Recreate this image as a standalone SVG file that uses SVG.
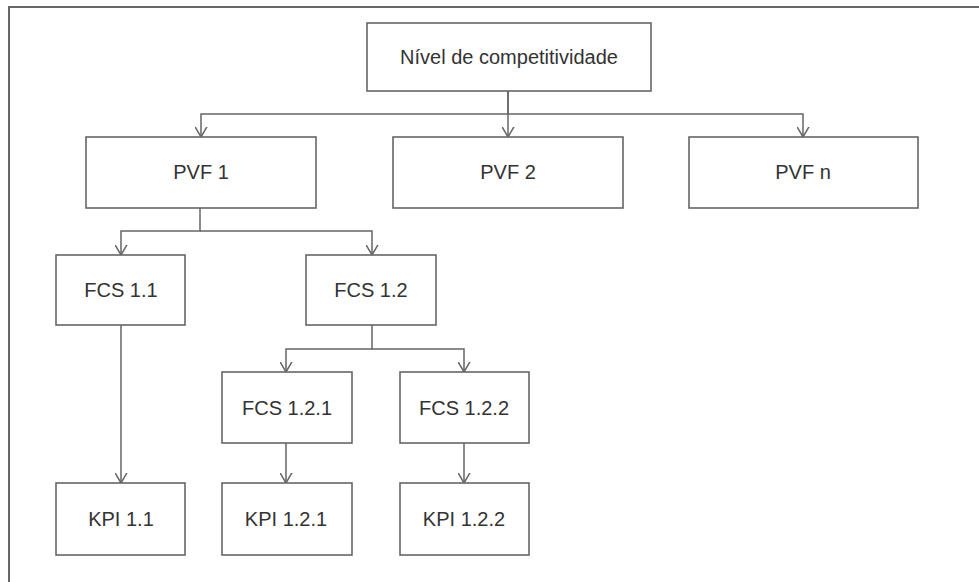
<svg xmlns="http://www.w3.org/2000/svg" width="979" height="582" viewBox="0 0 979 582">
<defs>
<style>
.box{fill:#fff;stroke:#666;stroke-width:1.6}
.lbl{font-family:"Liberation Sans",Arial,sans-serif;font-size:20px;fill:#333;text-anchor:middle}
.con{fill:none;stroke:#666;stroke-width:1.5}
</style>
<marker id="arr" markerUnits="userSpaceOnUse" markerWidth="20" markerHeight="20" viewBox="-10 -14 20 20" refX="0" refY="0" orient="auto">
<path d="M-12,-7 L0,0 L-12,7" fill="none" stroke="#666" stroke-width="1.5" transform="rotate(0)"/>
</marker>
</defs>
<rect x="0" y="0" width="979" height="582" fill="#fff"/>
<path d="M9,590 V7 H990" fill="none" stroke="#666" stroke-width="2"/>
<g id="connectors">
<path class="con" d="M508,91 V114 H201 V137" marker-end="url(#arr)"/>
<path class="con" d="M508,91 V137" marker-end="url(#arr)"/>
<path class="con" d="M508,114 H803 V137" marker-end="url(#arr)"/>
<path class="con" d="M200,208 V231 H121 V255" marker-end="url(#arr)"/>
<path class="con" d="M200,231 H372 V255" marker-end="url(#arr)"/>
<path class="con" d="M372,325 V349 H286 V372" marker-end="url(#arr)"/>
<path class="con" d="M372,349 H464 V372" marker-end="url(#arr)"/>
<path class="con" d="M121,325 V483" marker-end="url(#arr)"/>
<path class="con" d="M286,443 V483" marker-end="url(#arr)"/>
<path class="con" d="M464,443 V483" marker-end="url(#arr)"/>
</g>
<g id="n-nivel"><rect class="box" x="367" y="23" width="284" height="68"/><text class="lbl" x="509" y="64">Nível de competitividade</text></g>
<g id="n-pvf1"><rect class="box" x="86" y="137" width="230" height="71"/><text class="lbl" x="201" y="179">PVF 1</text></g>
<g id="n-pvf2"><rect class="box" x="393" y="137" width="230" height="71"/><text class="lbl" x="508" y="179">PVF 2</text></g>
<g id="n-pvfn"><rect class="box" x="689" y="137" width="229" height="71"/><text class="lbl" x="803" y="179">PVF n</text></g>
<g id="n-fcs11"><rect class="box" x="56" y="255" width="129" height="70"/><text class="lbl" x="121" y="297">FCS 1.1</text></g>
<g id="n-fcs12"><rect class="box" x="306" y="255" width="130" height="70"/><text class="lbl" x="371" y="297">FCS 1.2</text></g>
<g id="n-fcs121"><rect class="box" x="222" y="372" width="130" height="71"/><text class="lbl" x="287" y="415">FCS 1.2.1</text></g>
<g id="n-fcs122"><rect class="box" x="400" y="372" width="129" height="71"/><text class="lbl" x="464" y="415">FCS 1.2.2</text></g>
<g id="n-kpi11"><rect class="box" x="56" y="483" width="129" height="72"/><text class="lbl" x="121" y="526">KPI 1.1</text></g>
<g id="n-kpi121"><rect class="box" x="222" y="483" width="130" height="72"/><text class="lbl" x="286" y="526">KPI 1.2.1</text></g>
<g id="n-kpi122"><rect class="box" x="400" y="483" width="129" height="72"/><text class="lbl" x="464" y="526">KPI 1.2.2</text></g>
</svg>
= = =
• REQUIREMENT: Transcribe the listing in full. Omit the pictures and keep every line exact.

• FULL RESPONSE:
Recreate this image as a standalone SVG file that uses SVG.
<svg xmlns="http://www.w3.org/2000/svg" width="979" height="582" viewBox="0 0 979 582">
<defs>
<style>
.box{fill:#fff;stroke:#666;stroke-width:1.6}
.lbl{font-family:"Liberation Sans",Arial,sans-serif;font-size:20px;fill:#333;text-anchor:middle}
.con{fill:none;stroke:#666;stroke-width:1.5}
</style>
<marker id="arr" markerUnits="userSpaceOnUse" markerWidth="20" markerHeight="20" viewBox="-10 -14 20 20" refX="0" refY="0" orient="auto">
<path d="M-12,-7 L0,0 L-12,7" fill="none" stroke="#666" stroke-width="1.5" transform="rotate(0)"/>
</marker>
</defs>
<rect x="0" y="0" width="979" height="582" fill="#fff"/>
<path d="M9,590 V7 H990" fill="none" stroke="#666" stroke-width="2"/>
<g id="connectors">
<path class="con" d="M508,91 V114 H201 V137" marker-end="url(#arr)"/>
<path class="con" d="M508,91 V137" marker-end="url(#arr)"/>
<path class="con" d="M508,114 H803 V137" marker-end="url(#arr)"/>
<path class="con" d="M200,208 V231 H121 V255" marker-end="url(#arr)"/>
<path class="con" d="M200,231 H372 V255" marker-end="url(#arr)"/>
<path class="con" d="M372,325 V349 H286 V372" marker-end="url(#arr)"/>
<path class="con" d="M372,349 H464 V372" marker-end="url(#arr)"/>
<path class="con" d="M121,325 V483" marker-end="url(#arr)"/>
<path class="con" d="M286,443 V483" marker-end="url(#arr)"/>
<path class="con" d="M464,443 V483" marker-end="url(#arr)"/>
</g>
<g id="n-nivel"><rect class="box" x="367" y="23" width="284" height="68"/><text class="lbl" x="509" y="64">Nível de competitividade</text></g>
<g id="n-pvf1"><rect class="box" x="86" y="137" width="230" height="71"/><text class="lbl" x="201" y="179">PVF 1</text></g>
<g id="n-pvf2"><rect class="box" x="393" y="137" width="230" height="71"/><text class="lbl" x="508" y="179">PVF 2</text></g>
<g id="n-pvfn"><rect class="box" x="689" y="137" width="229" height="71"/><text class="lbl" x="803" y="179">PVF n</text></g>
<g id="n-fcs11"><rect class="box" x="56" y="255" width="129" height="70"/><text class="lbl" x="121" y="297">FCS 1.1</text></g>
<g id="n-fcs12"><rect class="box" x="306" y="255" width="130" height="70"/><text class="lbl" x="371" y="297">FCS 1.2</text></g>
<g id="n-fcs121"><rect class="box" x="222" y="372" width="130" height="71"/><text class="lbl" x="287" y="415">FCS 1.2.1</text></g>
<g id="n-fcs122"><rect class="box" x="400" y="372" width="129" height="71"/><text class="lbl" x="464" y="415">FCS 1.2.2</text></g>
<g id="n-kpi11"><rect class="box" x="56" y="483" width="129" height="72"/><text class="lbl" x="121" y="526">KPI 1.1</text></g>
<g id="n-kpi121"><rect class="box" x="222" y="483" width="130" height="72"/><text class="lbl" x="286" y="526">KPI 1.2.1</text></g>
<g id="n-kpi122"><rect class="box" x="400" y="483" width="129" height="72"/><text class="lbl" x="464" y="526">KPI 1.2.2</text></g>
</svg>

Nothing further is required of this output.